To identify motivations, researchers and anti-fraud professionals typically search for financial pressure or incentives. Pressure can to engage in fraud can be high, for example, when organizations or employees feel pressure to meet financial targets, to catch up to competitors, or to make up for poor past performance. Economic condition such as a financial crisis can make pressure particularly acute, increasing the temptation for fraud. To identify incentives that are conducive to fraud, researchers look at the relationship between structural incentives, such as executive compensation structures, and incentives to engage in fraud.

Opportunity

Opportunities for fraud are high when fraud goes undetected. To identify opportunities for fraud, researchers and consultants commonly point to internal structural factors including internal controls or auditing procedures. Economic conditions such as a financial crisis may also increase opportunities. For example, opportunity could be greater at a companies who has recently laid off employees, making it harder to maintain a segregation of duties, an important factor for fraud prevention. To identify opportunities, researchers also look to regulatory oversight, which can affect the risk calculation of employees who are tempted to commit fraud.

Rationalization

When opportunities to commit fraud exist alongside motivation, the fraud triangle suggests that a third, necessary component for fraud is the ability for employees to justify fraud. Employees may have an easy time rationalizing fraud, for example, when they perceive that executives condone fraud or believe that fraud is widespread across an industry.
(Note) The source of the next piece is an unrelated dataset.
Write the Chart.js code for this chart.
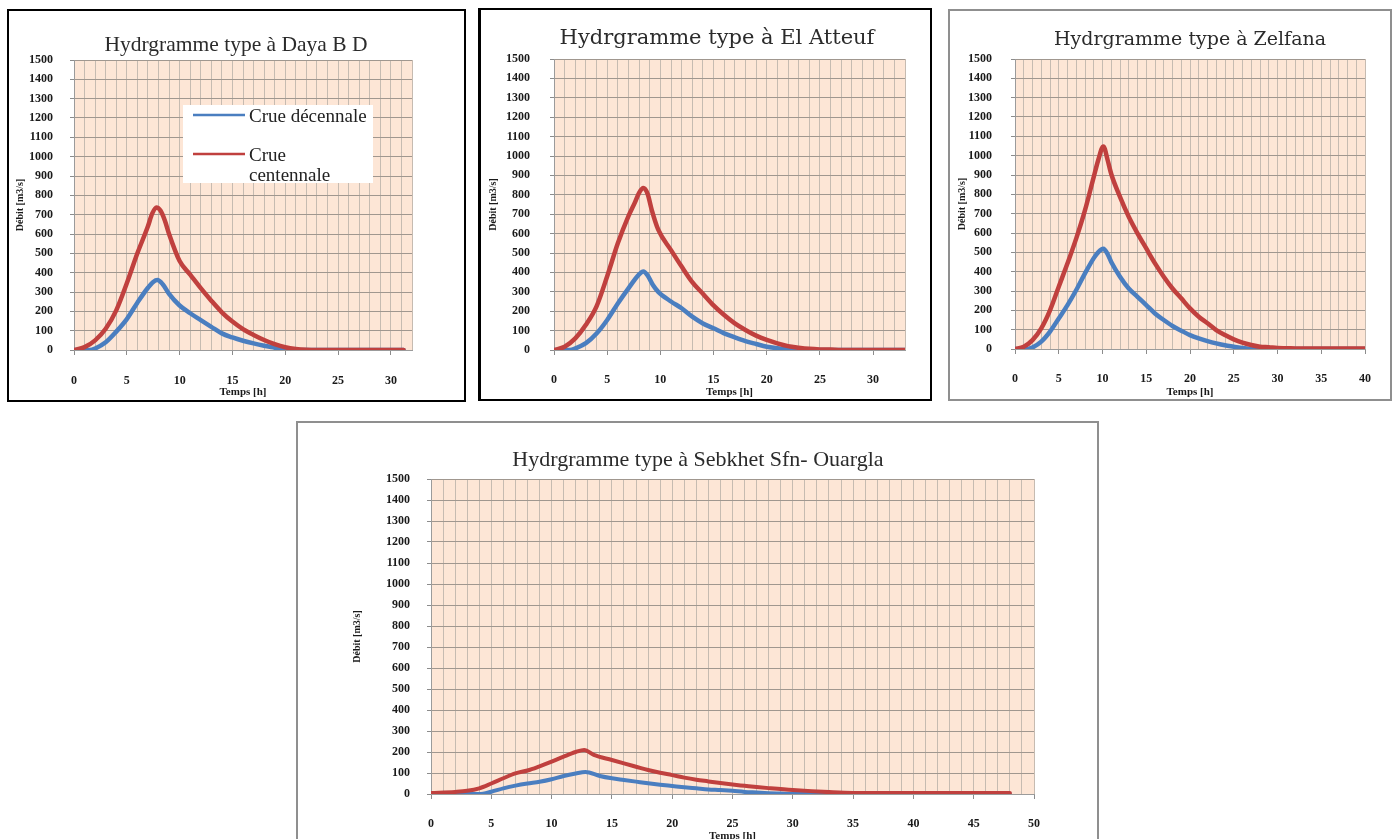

Anti-fraud professionals also look to economic factors that can be used to rationalize fraud, such as the belief that fraud is necessary to help a business survive a financial crisis.

As the research of Sutherland and Cressey pointed out, even individual acts of fraud are rarely the direct result of inherent personal traits, but rather are highly influenced by conditional environmental factors. The fraud triangle is therefore an important conceptual tool for highlighting environments that are conducive to fraud. By identifying instances in which there is is significant pressure or incentive to commit fraud, unusual opportunities for fraud to go undetected, and where employees can rationalize their behavior, researchers and anti-fraud professionals can identify companies, industries, and economic conditions that are particularly conducive to corruption.